Worker node	Any non-admin node in the cluster . Holds only its own keypair and the local passphrase store.
Mesh credential	The credentials (username + password) for each node, stored encrypted in `cluster_keys.db` on the admin.
Node-local passphrase store	Three files on each worker: `.cluster_node_keyfile` (0400), `.cluster_node_pp` (0400), `load_cluster_key.pl` (0500). Together they allow the node to decrypt its own SSH key passphrase.

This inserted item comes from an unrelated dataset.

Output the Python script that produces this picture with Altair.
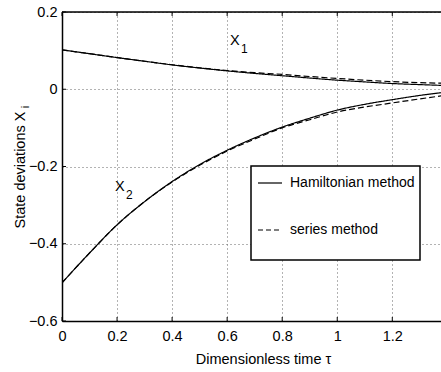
import altair as alt
import pandas as pd

# ---- data ----
tau = [0.0, 0.1, 0.2, 0.3, 0.4, 0.5, 0.6, 0.7, 0.8, 0.9, 1.0, 1.1, 1.2, 1.3, 1.4]
x1_hamiltonian = [0.102, 0.092, 0.082, 0.0725, 0.063, 0.055, 0.0475, 0.041, 0.035, 0.029,
                  0.0235, 0.019, 0.0148, 0.012, 0.0095]
x1_series = [0.102, 0.092, 0.082, 0.0725, 0.0635, 0.0555, 0.0485, 0.043, 0.0385, 0.033,
             0.028, 0.0235, 0.0197, 0.017, 0.0155]
x2_hamiltonian = [-0.501, -0.424, -0.351, -0.291, -0.239, -0.195, -0.158, -0.126, -0.098,
                  -0.075, -0.054, -0.039, -0.027, -0.016, -0.007]
x2_series = [-0.501, -0.424, -0.351, -0.291, -0.240, -0.197, -0.160, -0.129, -0.100,
             -0.079, -0.059, -0.046, -0.0355, -0.025, -0.015]
methods = ["Hamiltonian method", "series method"]
x_ticks = [0, 0.2, 0.4, 0.6, 0.8, 1.0, 1.2]
y_ticks = [-0.6, -0.4, -0.2, 0.0, 0.2]

FONT = "Liberation Sans"
FS = 14.5
W, H = 379, 309
XDOM = [0, 1.377]
YDOM = [-0.6, 0.2]

rows = []
for name, vals, m in [("X1", x1_hamiltonian, methods[0]), ("X1", x1_series, methods[1]),
                      ("X2", x2_hamiltonian, methods[0]), ("X2", x2_series, methods[1])]:
    for t, v in zip(tau, vals):
        rows.append({"tau": t, "value": v, "state": name, "method": m})
df = pd.DataFrame(rows)

xs = alt.Scale(domain=XDOM, nice=False, zero=False)
ys = alt.Scale(domain=YDOM, nice=False, zero=False)

one = pd.DataFrame({"a": [0]})

base_x = alt.X("tau:Q", scale=xs,
               axis=alt.Axis(values=x_ticks, format="~g", ticks=False, tickSize=0,
                             grid=True, gridDash=[1, 3], gridColor="#666", gridWidth=1,
                             domainColor="black", domainWidth=1.5,
                             labelFont=FONT, labelFontSize=FS, labelColor="black",
                             labelPadding=8, labelFlush=False,
                             title="Dimensionless time τ", titleFont=FONT,
                             titleFontSize=FS, titleFontWeight="normal", titleColor="black",
                             titleX=201, titleY=42, titleBaseline="alphabetic",
                             titleAlign="center"))
base_y = alt.Y("value:Q", scale=ys,
               axis=alt.Axis(values=y_ticks, format="~g", ticks=False, tickSize=0,
                             grid=True, gridDash=[1, 3], gridColor="#666", gridWidth=1,
                             domainColor="black", domainWidth=1.5,
                             labelFont=FONT, labelFontSize=FS, labelColor="black",
                             labelPadding=5, labelFlush=False, title=None))

curves = alt.Chart(df).mark_line(strokeWidth=1.2, color="black", clip=True,
                                 interpolate="monotone").encode(
    x=base_x, y=base_y,
    strokeDash=alt.StrokeDash("method:N",
                              scale=alt.Scale(domain=methods, range=[[1, 0], [6, 3]]),
                              legend=None),
    detail="state:N",
    order="tau:Q",
)

xt = pd.DataFrame({"t": x_ticks})
yt = pd.DataFrame({"v": y_ticks})

bottom_ticks = alt.Chart(xt).mark_rule(color="black", strokeWidth=1).encode(
    x=alt.X("t:Q", scale=xs), y=alt.value(H), y2=alt.value(H - 4))
top_ticks = alt.Chart(xt).mark_rule(color="black", strokeWidth=1).encode(
    x=alt.X("t:Q", scale=xs), y=alt.value(0), y2=alt.value(4))
left_ticks = alt.Chart(yt).mark_rule(color="black", strokeWidth=1).encode(
    y=alt.Y("v:Q", scale=ys), x=alt.value(0), x2=alt.value(4))
top_border = alt.Chart(one).mark_rule(color="black", strokeWidth=1.5).encode(
    x=alt.value(0), x2=alt.value(W), y=alt.value(0))


def txt(text, x, y, size=FS, angle=0, align="left", baseline="alphabetic"):
    return alt.Chart(one).mark_text(text=text, font=FONT, fontSize=size, color="black",
                                    angle=angle, align=align, baseline=baseline).encode(
        x=alt.value(x), y=alt.value(y))


# legend box
leg_box = alt.Chart(one).mark_rect(fill="white", stroke="black", strokeWidth=1.5).encode(
    x=alt.value(189), x2=alt.value(358), y=alt.value(154), y2=alt.value(248))
leg_solid = alt.Chart(one).mark_rule(color="black", strokeWidth=1.2).encode(
    x=alt.value(196), x2=alt.value(220), y=alt.value(171))
leg_dash = alt.Chart(one).mark_rule(color="black", strokeWidth=1.2, strokeDash=[5, 3]).encode(
    x=alt.value(196), x2=alt.value(220), y=alt.value(218))

layers = [
    curves, bottom_ticks, top_ticks, left_ticks, top_border,
    leg_box, leg_solid, leg_dash,
    txt(methods[0], 228, 175, size=14), txt(methods[1], 228, 222, size=14),
    txt("X", 168, 33), txt("1", 179, 41, size=12),
    txt("X", 53, 179), txt("2", 64, 187, size=12),
    txt("State deviations X", -37, 158, angle=270, align="center"),
    txt("i", -33, 95, size=11, angle=270, align="center"),
]

chart = alt.layer(*layers).properties(
    width=W, height=H,
    autosize=alt.AutoSizeParams(type="none"),
    padding={"left": 62, "top": 12, "right": 0, "bottom": 51},
).configure_view(stroke=None).configure(background="white")

chart.save("out.html", embed_options={"renderer": "svg", "actions": False})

Scenario 1: Compromised Non-Admin (Worker) Node

Attacker gains access to one worker node (e.g. via local privilege escalation, physical access, or an application-level exploit).

What the attacker obtains

Asset	Location	Protection	Attacker access
Node's SSH private key	`~/.ssh/id_ecdsa_p521_cluster`	0400, passphrase-protected	Has the file; can extract passphrase from local store (see below)
Node-local passphrase store	`~/.ssh/.cluster_node_keyfile` + `~/.ssh/.cluster_node_pp`	0400, AES-256-CBC PBKDF2-SHA256 600k iter	Both files are on the same node — attacker can decrypt the passphrase using `openssl enc -d` with the keyfile
Node's `authorized_keys`	`~/.ssh/authorized_keys`	0600	Public keys of all peers + admin (public key material only — no secrets)
Node's `known_hosts`	`~/.ssh/known_hosts`	0600	Host key fingerprints for all cluster nodes
Node's `~/.ssh/config`	`~/.ssh/config`	0600	Cluster `IdentityFile` and `StrictHostKeyChecking` settings

Blast radius from a compromised worker

Impact	Scope	Details
Full SSH access as cluster user to every other node	All nodes on the same network	The compromised node's key is in every peer's `authorized_keys`. The attacker can unlock the private key using the local passphrase store and reach any peer node — this is the primary blast radius.
SSH access to the admin node	Admin node	The compromised node's key is also in the admin's `authorized_keys`. The attacker reaches the admin as the cluster user.
known_hosts intelligence	Informational	IP addresses and host key fingerprints for all cluster nodes are exposed, aiding lateral movement.
Network knowledge	Informational	`~/.ssh/config` and `/etc/hosts` entries reveal all cluster node aliases and IPs.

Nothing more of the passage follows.